[WRITTEN TASK] Images are not part of the copy; write out the rest of the data exactly as given.

[GIVEN DATA]

════════

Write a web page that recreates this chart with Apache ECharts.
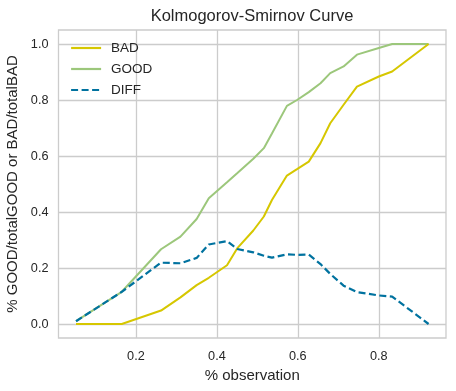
<!DOCTYPE html>
<html>
<head>
<meta charset="utf-8">
<script src="https://cdn.jsdelivr.net/npm/echarts@6/dist/echarts.min.js"></script>
<style>html,body{margin:0;padding:0;background:#fff}#c{width:456px;height:391px}</style>
</head>
<body>
<div id="c"></div>
<script>
var observation = [0.052, 0.165, 0.262, 0.31, 0.35, 0.38, 0.425, 0.45, 0.49, 0.516, 0.536, 0.573, 0.598, 0.627, 0.656, 0.68, 0.713, 0.746, 0.80, 0.833, 0.923];
var bad  = [0.0, 0.0, 0.048, 0.095, 0.139, 0.165, 0.21, 0.27, 0.334, 0.384, 0.443, 0.53, 0.553, 0.58, 0.646, 0.717, 0.783, 0.848, 0.884, 0.902, 1.0];
var good = [0.01, 0.115, 0.267, 0.312, 0.375, 0.449, 0.506, 0.538, 0.59, 0.628, 0.68, 0.779, 0.80, 0.828, 0.86, 0.896, 0.92, 0.962, 0.986, 1.0, 1.0];
var diff = [0.01, 0.115, 0.219, 0.217, 0.236, 0.284, 0.296, 0.268, 0.256, 0.244, 0.237, 0.249, 0.247, 0.248, 0.214, 0.179, 0.137, 0.114, 0.102, 0.098, 0.0];
var xTicks = [0.2, 0.4, 0.6, 0.8];
var yTicks = [0.0, 0.2, 0.4, 0.6, 0.8, 1.0];

function pairs(ys) { return observation.map(function (x, i) { return [x, ys[i]]; }); }

var font = 'Liberation Sans, Arial, sans-serif';
var gridColor = '#cccccc';
var textColor = '#262626';
var chart = echarts.init(document.getElementById('c'));
chart.setOption({
  animation: false,
  backgroundColor: '#ffffff',
  title: {
    text: 'Kolmogorov-Smirnov Curve', left: 252, top: 8, textAlign: 'center', padding: 0,
    textStyle: { fontFamily: font, fontSize: 16.5, fontWeight: 'normal', color: textColor }
  },
  grid: { left: 58.5, right: 10, top: 30, bottom: 53, containLabel: false, outerBoundsMode: 'none', show: true, borderColor: gridColor, borderWidth: 1.3, backgroundColor: '#fff' },
  legend: {
    orient: 'vertical', left: 70, top: 41, padding: 0, itemGap: 7, itemWidth: 30, itemHeight: 14,
    itemStyle: { opacity: 0 },
    lineStyle: { width: 2.2 },
    textStyle: { fontFamily: font, fontSize: 13.5, color: textColor, padding: [0, 0, 0, 5] },
    data: ['BAD', 'GOOD', 'DIFF']
  },
  xAxis: {
    type: 'value', min: 0.0087, max: 0.966,
    name: '% observation', nameLocation: 'middle', nameGap: 28,
    nameTextStyle: { fontFamily: font, fontSize: 15, color: textColor },
    axisLine: { show: false },
    axisTick: { show: false, customValues: xTicks },
    axisLabel: { customValues: xTicks, fontFamily: font, fontSize: 12.7, color: textColor, margin: 12, formatter: function (v) { return v.toFixed(1); } },
    splitLine: { show: true, lineStyle: { color: gridColor, width: 1.3 } }
  },
  yAxis: {
    type: 'value', min: -0.05, max: 1.05,
    name: '% GOOD/totalGOOD or BAD/totalBAD', nameLocation: 'middle', nameGap: 33, nameRotate: 90,
    nameTextStyle: { fontFamily: font, fontSize: 15, color: textColor },
    axisLine: { show: false },
    axisTick: { show: false, customValues: yTicks },
    axisLabel: { customValues: yTicks, fontFamily: font, fontSize: 12.7, color: textColor, margin: 10, formatter: function (v) { return v.toFixed(1); } },
    splitLine: { show: true, lineStyle: { color: gridColor, width: 1.3 } }
  },
  series: [
    { name: 'BAD', type: 'line', data: pairs(bad), symbol: 'none', color: '#d6c700', lineStyle: { width: 2, color: '#d6c700' }, z: 3 },
    { name: 'GOOD', type: 'line', data: pairs(good), symbol: 'none', color: '#9cc77b', lineStyle: { width: 2, color: '#9cc77b' }, z: 2 },
    { name: 'DIFF', type: 'line', data: pairs(diff), symbol: 'none', color: '#00729f', lineStyle: { width: 2.2, color: '#00729f', type: [7, 3.5] }, z: 4 }
  ]
});
</script>
</body>
</html>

════════

[RESULT OF THIS TASK]
Write a web page that recreates this chart with Apache ECharts.
<!DOCTYPE html>
<html>
<head>
<meta charset="utf-8">
<script src="https://cdn.jsdelivr.net/npm/echarts@6/dist/echarts.min.js"></script>
<style>html,body{margin:0;padding:0;background:#fff}#c{width:456px;height:391px}</style>
</head>
<body>
<div id="c"></div>
<script>
var observation = [0.052, 0.165, 0.262, 0.31, 0.35, 0.38, 0.425, 0.45, 0.49, 0.516, 0.536, 0.573, 0.598, 0.627, 0.656, 0.68, 0.713, 0.746, 0.80, 0.833, 0.923];
var bad  = [0.0, 0.0, 0.048, 0.095, 0.139, 0.165, 0.21, 0.27, 0.334, 0.384, 0.443, 0.53, 0.553, 0.58, 0.646, 0.717, 0.783, 0.848, 0.884, 0.902, 1.0];
var good = [0.01, 0.115, 0.267, 0.312, 0.375, 0.449, 0.506, 0.538, 0.59, 0.628, 0.68, 0.779, 0.80, 0.828, 0.86, 0.896, 0.92, 0.962, 0.986, 1.0, 1.0];
var diff = [0.01, 0.115, 0.219, 0.217, 0.236, 0.284, 0.296, 0.268, 0.256, 0.244, 0.237, 0.249, 0.247, 0.248, 0.214, 0.179, 0.137, 0.114, 0.102, 0.098, 0.0];
var xTicks = [0.2, 0.4, 0.6, 0.8];
var yTicks = [0.0, 0.2, 0.4, 0.6, 0.8, 1.0];

function pairs(ys) { return observation.map(function (x, i) { return [x, ys[i]]; }); }

var font = 'Liberation Sans, Arial, sans-serif';
var gridColor = '#cccccc';
var textColor = '#262626';
var chart = echarts.init(document.getElementById('c'));
chart.setOption({
  animation: false,
  backgroundColor: '#ffffff',
  title: {
    text: 'Kolmogorov-Smirnov Curve', left: 252, top: 8, textAlign: 'center', padding: 0,
    textStyle: { fontFamily: font, fontSize: 16.5, fontWeight: 'normal', color: textColor }
  },
  grid: { left: 58.5, right: 10, top: 30, bottom: 53, containLabel: false, outerBoundsMode: 'none', show: true, borderColor: gridColor, borderWidth: 1.3, backgroundColor: '#fff' },
  legend: {
    orient: 'vertical', left: 70, top: 41, padding: 0, itemGap: 7, itemWidth: 30, itemHeight: 14,
    itemStyle: { opacity: 0 },
    lineStyle: { width: 2.2 },
    textStyle: { fontFamily: font, fontSize: 13.5, color: textColor, padding: [0, 0, 0, 5] },
    data: ['BAD', 'GOOD', 'DIFF']
  },
  xAxis: {
    type: 'value', min: 0.0087, max: 0.966,
    name: '% observation', nameLocation: 'middle', nameGap: 28,
    nameTextStyle: { fontFamily: font, fontSize: 15, color: textColor },
    axisLine: { show: false },
    axisTick: { show: false, customValues: xTicks },
    axisLabel: { customValues: xTicks, fontFamily: font, fontSize: 12.7, color: textColor, margin: 12, formatter: function (v) { return v.toFixed(1); } },
    splitLine: { show: true, lineStyle: { color: gridColor, width: 1.3 } }
  },
  yAxis: {
    type: 'value', min: -0.05, max: 1.05,
    name: '% GOOD/totalGOOD or BAD/totalBAD', nameLocation: 'middle', nameGap: 33, nameRotate: 90,
    nameTextStyle: { fontFamily: font, fontSize: 15, color: textColor },
    axisLine: { show: false },
    axisTick: { show: false, customValues: yTicks },
    axisLabel: { customValues: yTicks, fontFamily: font, fontSize: 12.7, color: textColor, margin: 10, formatter: function (v) { return v.toFixed(1); } },
    splitLine: { show: true, lineStyle: { color: gridColor, width: 1.3 } }
  },
  series: [
    { name: 'BAD', type: 'line', data: pairs(bad), symbol: 'none', color: '#d6c700', lineStyle: { width: 2, color: '#d6c700' }, z: 3 },
    { name: 'GOOD', type: 'line', data: pairs(good), symbol: 'none', color: '#9cc77b', lineStyle: { width: 2, color: '#9cc77b' }, z: 2 },
    { name: 'DIFF', type: 'line', data: pairs(diff), symbol: 'none', color: '#00729f', lineStyle: { width: 2.2, color: '#00729f', type: [7, 3.5] }, z: 4 }
  ]
});
</script>
</body>
</html>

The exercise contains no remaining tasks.